Ricardo Gutierrez| Le Soir| 24-09-2005

 

Que penser des psychothérapies? Un rapport officiel valide scientifiquement les quatre grands courants. N’en déplaise aux auteurs du "Livre noir de la psychanalyse"

Freud n’est pas un imposteur. . . N’en déplaise aux auteurs du « Livre noir de la psychanalyse ». L’efficacité de sa pratique, comme celle des trois autres grandes orientations de la psychothérapie, est scientifiquement démontrée. Vingt-trois experts belges ont planché, pendant plus d’un an et demi, sur la question, à la demande du ministre fédéral de la Santé. Ils sont formels : les psychothérapeutes ne sont pas des charlatans.

 

L’expertise se veut nuancée : si les principales pratiques sont efficaces, elles ne sont pas universelles. Les troubles de la personnalité céderont plus facilement à la cure psychanalytique, alors que l’anxiété sera mieux traitée par les thérapies comportementalistes. Notre « Livre blanc » reste ouvert, commente le professeur Isidore Pelc (ULB), qui a piloté le rapport, mais il faut bien admettre que certaines psychothérapies n’ont pas encore prouvé scientifiquement leur efficacité.

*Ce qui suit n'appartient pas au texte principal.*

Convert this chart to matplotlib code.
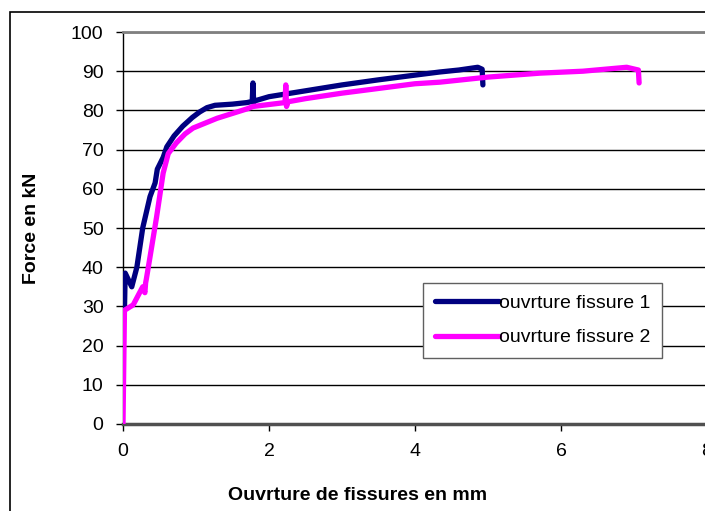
import matplotlib
matplotlib.use("Agg")
import matplotlib.pyplot as plt
from matplotlib.patches import Rectangle

plt.rcParams['font.family'] = ['Liberation Sans', 'DejaVu Sans']

# ouverture fissure 1 (navy)
x1 = [0.02, 0.03, 0.12, 0.19, 0.27, 0.37, 0.44, 0.47, 0.55, 0.60, 0.70, 0.82, 0.95,
      1.05, 1.15, 1.26, 1.50, 1.70, 1.77, 1.78, 1.79, 1.80, 2.0, 2.5, 3.0, 3.5, 4.0,
      4.34, 4.6, 4.86, 4.92, 4.93]
f1 = [29.0, 38.5, 35.0, 40.0, 50.0, 58.0, 61.5, 65.0, 68.0, 70.7, 73.5, 76.0, 78.2,
      79.6, 80.7, 81.3, 81.6, 82.0, 82.3, 87.0, 82.0, 82.4, 83.5, 85.0, 86.5, 87.8, 89.0,
      89.8, 90.3, 91.0, 90.5, 86.5]

# ouverture fissure 2 (magenta)
x2 = [0.0, 0.02, 0.14, 0.27, 0.30, 0.31, 0.32, 0.37, 0.46, 0.55, 0.62, 0.73, 0.85,
      0.96, 1.29, 1.70, 1.78, 2.22, 2.23, 2.24, 2.26, 2.5, 3.0, 3.5, 4.0, 4.34, 5.0,
      5.71, 6.3, 6.9, 7.06, 7.07]
f2 = [0.0, 29.0, 30.4, 35.0, 33.5, 36.0, 37.0, 42.6, 52.8, 64.0, 69.0, 71.7, 74.0,
      75.5, 78.0, 80.4, 81.0, 82.0, 86.5, 81.0, 82.2, 83.0, 84.4, 85.6, 86.8, 87.2, 88.5,
      89.5, 90.0, 91.0, 90.3, 87.0]

yticks = list(range(0, 101, 10))
xticks = [0, 2, 4, 6, 8]
labels = ['ouvrture fissure 1', 'ouvrture fissure 2']

W, H = 705, 511
fig = plt.figure(figsize=(W / 100, H / 100), dpi=100)
fig.patches.append(Rectangle((10 / W, -0.1), 1.2, 1 - 12 / H + 0.1,
                             transform=fig.transFigure, fill=False,
                             edgecolor='black', linewidth=1.2))

ax = fig.add_axes([123 / W, 1 - 424 / H, (707 - 123) / W, (424 - 32) / H])
ax.plot(x1, f1, color='#000080', linewidth=3.8, solid_capstyle='round',
        solid_joinstyle='round', label=labels[0], zorder=3)
ax.plot(x2, f2, color='#FF00FF', linewidth=3.8, solid_capstyle='round',
        solid_joinstyle='round', label=labels[1], zorder=3)

ax.set_xlim(0, 8)
ax.set_ylim(0, 100)
ax.set_xticks(xticks)
ax.set_yticks(yticks)
ax.tick_params(labelsize=14, direction='out', length=5, width=1, colors='black')
ax.tick_params(axis='y', pad=9)
ax.tick_params(axis='x', pad=9)
ax.grid(axis='y', color='black', linewidth=1)
ax.set_axisbelow(True)

ax.spines['left'].set_color('black')
ax.spines['left'].set_linewidth(1)
ax.spines['bottom'].set_color('#505050')
ax.spines['bottom'].set_linewidth(2.5)
ax.spines['top'].set_color('#808080')
ax.spines['top'].set_linewidth(2)
ax.spines['right'].set_visible(False)

ax.set_ylabel('Force en kN', fontsize=14, fontweight='bold', labelpad=22)
fig.text(358 / W, 1 - 495 / H, 'Ouvrture de fissures en mm', fontsize=14,
         fontweight='bold', ha='center', va='center')

leg = ax.legend(loc='upper left', bbox_to_anchor=((423 - 123) / 584, 1 - (283 - 32) / 392),
                fontsize=14, frameon=True, fancybox=False, handlelength=3.3,
                borderpad=0.6, labelspacing=0.85, handletextpad=0.0, borderaxespad=0)
leg.get_frame().set_edgecolor('#606060')
leg.get_frame().set_linewidth(1)
leg.get_frame().set_alpha(1)

fig.savefig('out.png', dpi=100)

Même quand elles sont pratiquées dans les hôpitaux universitaires. C’est le cas, notamment, de l’hypnose, de la relaxation, de la sophrologie ou des thérapies psycho-corporelles.

 

Un rapport officiel du ministère de la Santé confirme l’efficacité des psychothérapies.. Y compris de la psychanalyse, étrillée par un récent Livre noir.

 

L’efficacité des psychothérapies est scientifiquement démontrée.C’est un rapport officiel qui l’affirme. Il vient d’atterrir sur le bureau du ministre fédéral de la Santé, Rudy Demotte (PS), qui s’apprête précisément à réglementer la profession (" Le Soir " du 16 septembre).

 

L’expertise émane du Conseil supérieur d’hygiène (service public fédéral de la Santé publique). Elle est signée par 23 spécialistes, sous la présidence d’Isidore Pelc, professeur de psychologie médicale à l’ULB et chef du service de psychiatrie au CHU Brugmann.

 

Les auteurs du rapport ont planché, pendant plus d’un an et demi, sur l’état des psychothérapies, en Belgique. Avec l’objectif d’établir l’efficacité de ces pratiques, à l’aide de données scientifiques basées sur l’évidence (" evidence based ").

 

Les quatre principales orientations des soins de santé mentale sont passées au crible, chacune selon des critères scientifiques d’évaluation pertinents : la psychanalyse, les thérapies comportementales et cognitives (TCC), les thérapies familiales, et les psychothérapies centrées sur le client (lire ci-dessous).

 

Notre travail démontre que chaque technique est scientifiquement reconnue comme traitement efficace. Mais pas pour n’importe quelle pathologie, nuance Isidore Pelc. D’abord, toutes les orientations ne sont pas indiquées pour tous les troubles. Ensuite, même face à un diagnostic identique – un état dépressif moyen, par exemple -, plusieurs psychothérapies peuvent se révéler efficaces. Ainsi, la psychanalyse sera indiquée si la dépression est causée par un conflit inconscient refoulé. En revanche, si l’état dépressif est dû à une inadaptation sociale, à un problème d’apprentissage, c’est évidemment la thérapie comportementale et cognitive qui doit s’imposer.

 

Le problème, poursuit le professeur Pelc, c’est que ni le patient ni même la plupart des psychothérapeutes ne sont conscients de ces spécificités. À cet égard, la guéguerre que se livrent psychanalystes et comportementalistes, à travers la polémique sur " Le Livre noir de la psychanalyse ", m’apparaît bien vaine. Un imposteur, Freud ?… Certains professionnels en viennent manifestement à raconter des âneries pour la simple raison qu’ils ne connaissent rien à la méthodologie et aux critères d’évaluation des psychothérapies qu’ils critiquent.

 

Isidore Pelc regrette ces polémiques stériles, dit-il. D’autant plus que le rapport du CSH met aussi en évidence l’importance croissante des soins de santé mentale…

 

En Belgique, chaque année, plus de 800.000 personne (11 % de la population adulte) manifestent un trouble mental (essentiellement des troubles dépressifs et des phobies). Mais à peine un patient atteint sur trois consulte un thérapeute professionnel.

 

Dans la plupart des cas, le malade s’adresse a un médecin généraliste et ne bénéficie, généralement, que d’un traitement médicamenteux… Les psychothérapies ont manifestement de beaux jours devant elles.